- Given information
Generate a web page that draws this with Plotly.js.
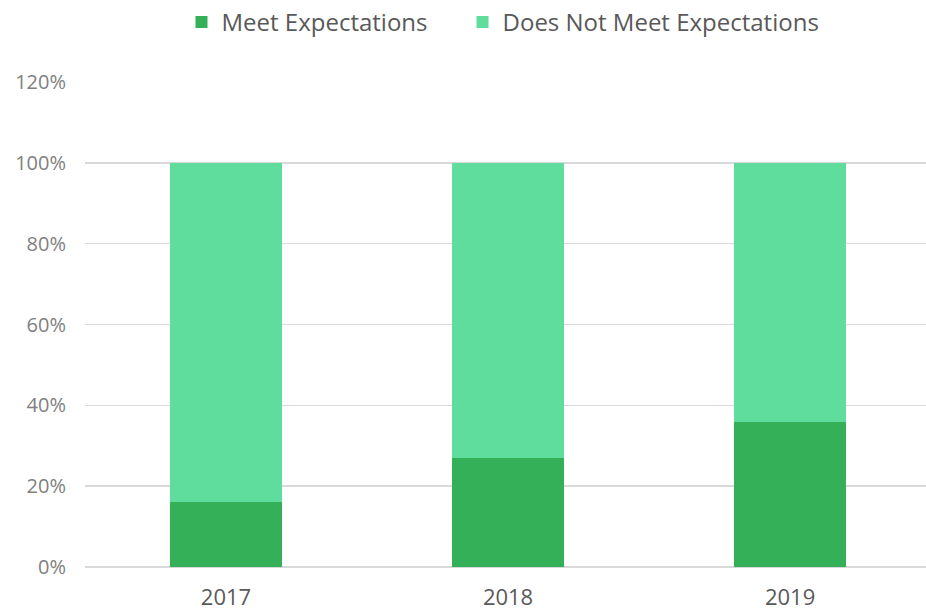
<!DOCTYPE html>
<html><head><meta charset="utf-8">
<script src="https://cdn.plot.ly/plotly-3.0.1.min.js"></script>
<style>html,body{margin:0;padding:0;background:#fff}#chart{width:926px;height:614px}</style>
</head><body><div id="chart"></div>
<script>
const years = ['2017', '2018', '2019'];
const meet = [0.16, 0.27, 0.36];
const notMeet = [0.84, 0.73, 0.64];
const yTicks = [0, 0.2, 0.4, 0.6, 0.8, 1.0, 1.2];
const yTickText = ['0%', '20%', '40%', '60%', '80%', '100%', '120%'];

const data = [
  {type:'bar', name:'Meet Expectations', x: years, y: meet, marker:{color:'#33b058'}, legend: 'legend'},
  {type:'bar', name:'Does Not Meet Expectations', x: years, y: notMeet, marker:{color:'#5fdd9d'}, legend: 'legend2'}
];
const legendBase = {orientation: 'h', xref: 'container', yref: 'container', xanchor: 'left', y: 1, yanchor: 'top',
                    font: {size: 24, color: '#595959'}, itemwidth: 30};
const layout = {
  width: 926, height: 614,
  margin: {l: 85, r: 0, t: 82, b: 47},
  barmode: 'stack', bargap: 0.6,
  paper_bgcolor: '#fff', plot_bgcolor: '#fff',
  font: {family: 'Open Sans, sans-serif', color: '#595959'},
  showlegend: true,
  legend: Object.assign({}, legendBase, {x: 0.196}),
  legend2: Object.assign({}, legendBase, {x: 0.4995}),
  xaxis: {type: 'category', range: [-0.5, 2.482], showgrid: false, zeroline: false, showline: false, ticks: '',
          tickfont: {size: 22, color: '#595959'}, ticklabelstandoff: 15},
  yaxis: {range: [0, 1.2], tickvals: yTicks, ticktext: yTickText, showgrid: true, gridcolor: '#d9d9d9', gridwidth: 1.5,
          zeroline: true, zerolinecolor: '#d9d9d9', zerolinewidth: 1.5, ticks: '', showline: false,
          tickfont: {size: 20, color: '#808080'}, ticklabelstandoff: 18}
};
Plotly.newPlot('chart', data, layout, {displayModeBar: false, staticPlot: true});
</script></body></html>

- Directive
Copy nothing but the lines from the first one in the listing through the line with "['0%', '20%', '40%', '60%', '80%', '100%', '120%'];", and omit the pictures.

- Solved exercise
Generate a web page that draws this with Plotly.js.
<!DOCTYPE html>
<html><head><meta charset="utf-8">
<script src="https://cdn.plot.ly/plotly-3.0.1.min.js"></script>
<style>html,body{margin:0;padding:0;background:#fff}#chart{width:926px;height:614px}</style>
</head><body><div id="chart"></div>
<script>
const years = ['2017', '2018', '2019'];
const meet = [0.16, 0.27, 0.36];
const notMeet = [0.84, 0.73, 0.64];
const yTicks = [0, 0.2, 0.4, 0.6, 0.8, 1.0, 1.2];
const yTickText = ['0%', '20%', '40%', '60%', '80%', '100%', '120%'];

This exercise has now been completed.